A poll conducted by USA Today ranked the top 3 reasons people get fired. Fully 70% of all employees terminated were let go for 'failure to get along with other people'. This was followed by a lack of productivity/performance and policy violations. 3 ways to make sure you're not one of the 70% below...
What kind of attitude do you have? I don't mean just when you're on the job either. I've found that anyone can fake it on the job until something unexpected happens and then they "blow up." I witnessed an employee once that was the nicest guy you'd ever meet. There wasn't anyone more respectful in the office. There were two scenarios that he absolutely blew up and lost total control of his temper embarrassing himself and those around him in the process. While this should have resulted in immediate termination, and would have in most organizations, the senior management of that organization chose to rescind all disciplinary action (illustrating the monumental lack of leadership in America today).
Slipping up even one time is unacceptable for a winner. What circumstances do you tend to lose self control through anger? Here's 3 things I want you to do the next time you feel you blood boiling to keep from being one of the 70% fired for failure to get along with other people:
1. Stop. The worst thing you could do in this moment is keep talking. You've got to let some time go by before you speak or what you say could be misinterpreted. Remember, it's often not what you say, but how you say it. In moments like this, you most assuredly will not say it appropriately. Removing/distancing yourself from the immediate situation, while beneficial, is not always possible or appropriate in a corporate setting. You must learn to control it.

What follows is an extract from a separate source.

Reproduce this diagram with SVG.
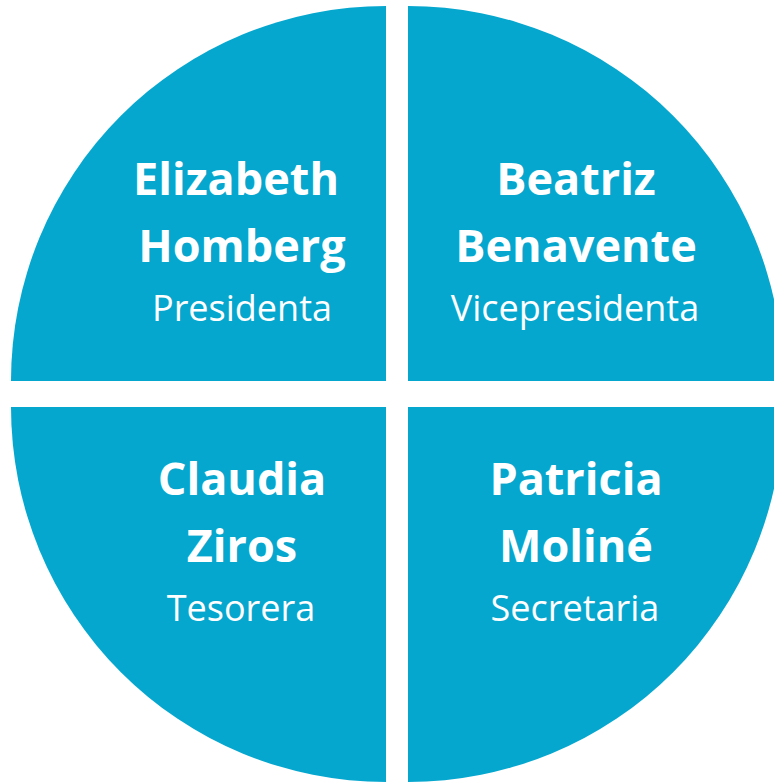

2. Think. If the entire scenario were being recorded for the evening news, would you be proud? How would what you're about to say look on the front page of the Wall Street Journal? Would you like your response to the difficult crisis played for potential employers during the interview process? If not, adjust your strategy and change your response.
3. Speak Slowly. The reality is that you still will be speaking fast though you are consciously trying to slow it down. Make your communication void of emotion. Inevitably, your words will still be full of emotion to the bystander. Articulate your case clearly with facts void of emotion and you will exhibit more self control over your temper.